In the past three years, the distribution channels went through significant changes: whereas in Europe, growth came via system integrators (control contractors) and energy services companies. In North America, sales via contractors fell, and proportion of direct sales grew.
BSRIA Proplan has recently completed a study in Europe and North America about the penetration of BEMS and BACS in nonresidential buildings. According to this research, it identified that buildings with BEMS (including complex BACS) are typically fully air conditioned. Buildings with complex BACS, but no BEMS, are partly air conditioned.
An important conclusion is that a large number of nonresidential buildings do not have BACS or BEMS. In fact, in the 27 EU countries, only one in five buildings has BACS, and these are generally medium to large, so there is a large untapped opportunity to retrofit medium-to-small buildings.

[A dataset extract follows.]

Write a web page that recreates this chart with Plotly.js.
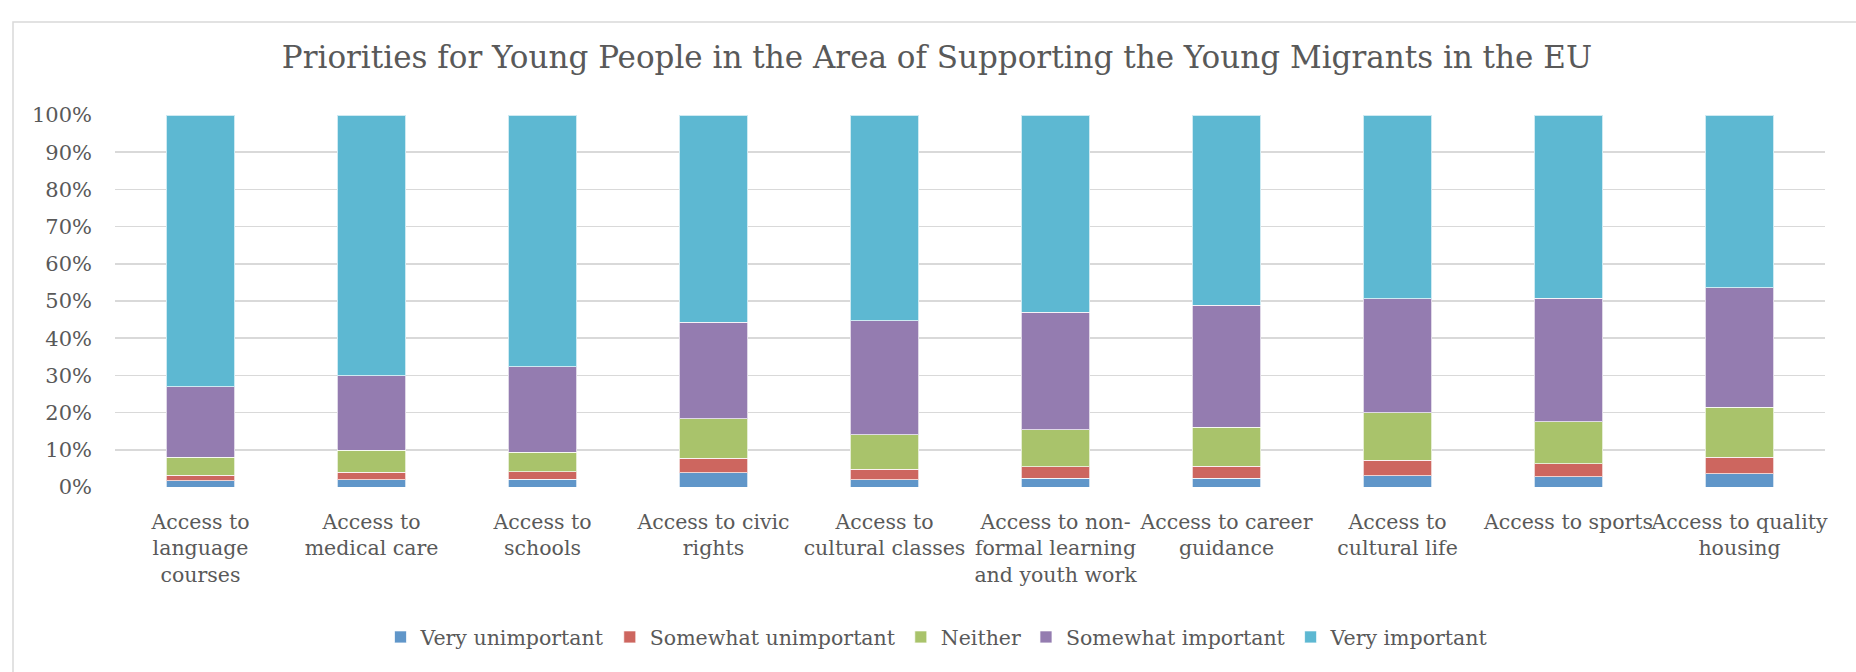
<!DOCTYPE html>
<html>
<head>
<meta charset="utf-8">
<script src="https://cdn.plot.ly/plotly-3.0.1.min.js"></script>
<style>
  html, body { margin: 0; padding: 0; background: #ffffff; }
  #chart { width: 1856px; height: 672px; }
</style>
</head>
<body>
<div id="chart"></div>
<script>
// Categories (tick labels, with line breaks as in the reference)
const categories = [
  "Access to<br>language<br>courses",
  "Access to<br>medical care",
  "Access to<br>schools",
  "Access to civic<br>rights",
  "Access to<br>cultural classes",
  "Access to non-<br>formal learning<br>and youth work",
  "Access to career<br>guidance",
  "Access to<br>cultural life",
  "Access to sports",
  "Access to quality<br>housing"
];

// Series values (percent of respondents, stacked to 100%)
const veryUnimportant     = [1.7, 2.0, 2.1, 3.8, 1.9, 2.4, 2.4, 3.0, 2.8, 3.6];
const somewhatUnimportant = [1.5, 1.9, 2.0, 3.9, 2.9, 3.0, 3.2, 4.2, 3.5, 4.4];
const neither             = [4.8, 6.0, 5.3, 10.6, 9.3, 10.0, 10.5, 12.7, 11.2, 13.4];
const somewhatImportant   = [18.9, 20.0, 22.9, 26.0, 30.6, 31.6, 32.7, 30.7, 33.3, 32.1];
const veryImportant       = [73.1, 70.1, 67.7, 55.7, 55.3, 53.0, 51.2, 49.4, 49.2, 46.5];

const seriesNames  = ["Very unimportant", "Somewhat unimportant", "Neither", "Somewhat important", "Very important"];
const seriesValues = [veryUnimportant, somewhatUnimportant, neither, somewhatImportant, veryImportant];
const seriesColors = ["#6096C9", "#CD665F", "#A9C36B", "#947CB0", "#5DB8D2"];

const yTickVals = [0, 10, 20, 30, 40, 50, 60, 70, 80, 90, 100];
const yTickText = ["0%", "10%", "20%", "30%", "40%", "50%", "60%", "70%", "80%", "90%", "100%"];

const fontFamily = "'DejaVu Serif', 'Liberation Serif', serif";
const textColor = "#595959";

const traces = seriesNames.map((name, i) => ({
  type: "bar",
  name: name,
  x: categories,
  y: seriesValues[i],
  marker: { color: seriesColors[i], line: { color: "rgba(255,255,255,0.7)", width: 1 } },
  hoverinfo: "x+y+name"
}));

const layout = {
  width: 1856,
  height: 672,
  paper_bgcolor: "#ffffff",
  plot_bgcolor: "#ffffff",
  barmode: "stack",
  bargap: 0.6,
  margin: { l: 115, r: 31, t: 115, b: 184.5, pad: 0 },
  title: {
    text: "Priorities for Young People in the Area of Supporting the Young Migrants in the EU",
    font: { family: fontFamily, size: 31, color: textColor },
    x: 0.5048, xref: "container", xanchor: "center",
    y: 0.915, yref: "container", yanchor: "middle"
  },
  xaxis: {
    type: "category",
    showgrid: false,
    showline: false,
    zeroline: false,
    ticks: "",
    ticklabelstandoff: 20,
    tickfont: { family: fontFamily, size: 20.5, color: textColor },
    tickangle: 0,
    automargin: false
  },
  yaxis: {
    range: [0, 100],
    tickvals: yTickVals,
    ticktext: yTickText,
    showgrid: true,
    gridcolor: "#d9d9d9",
    gridwidth: 1.5,
    zeroline: false,
    showline: false,
    ticks: "",
    ticklabelstandoff: 22,
    tickfont: { family: fontFamily, size: 21, color: textColor },
    automargin: false,
    fixedrange: true
  },
  legend: {
    orientation: "h",
    x: 0.4807, xanchor: "center",
    y: -0.4035, yanchor: "middle",
    font: { family: fontFamily, size: 20.5, color: textColor },
    itemwidth: 30,
    traceorder: "normal",
    bgcolor: "rgba(0,0,0,0)"
  },
  shapes: [{
    type: "rect", xref: "paper", yref: "paper",
    x0: -0.05965, x1: 1.02164, y0: -0.5436, y1: 1.2497,
    line: { color: "#d9d9d9", width: 1.5 },
    fillcolor: "rgba(0,0,0,0)",
    layer: "below"
  }],
  showlegend: true
};

Plotly.newPlot("chart", traces, layout, { displayModeBar: false, staticPlot: true });
</script>
</body>
</html>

As a large number of smart-home systems are in fact installed in light commercial applications, this is currently a strong threat to BACS projects. The total European smart-home/home automation market accounts for €675m, and is growing annually by 13 percent on average. This is principally a B2B market with manufacturers not selling directly to end-users, but rather through wholesalers to installers, most of whom are small-scale. Products account for 70 percent of total value and the majority of installations use KNX communication protocol.
Apart from smart homes, variable-refrigerant flow units with BACS/BEMS started to appear on the market in Asia and BSRIA Proplan sees this development as a further threat to nonresidential BACS. A BACnet/Lonworks gateway, or other communication adaptor, enables them to connect to other elements of a BACS system and their energy management module offers functions such as peak-cut operation, outdoor unit capacity save mode, indoor unit rotation operation, and individual electricity billing of several tenants using the same system.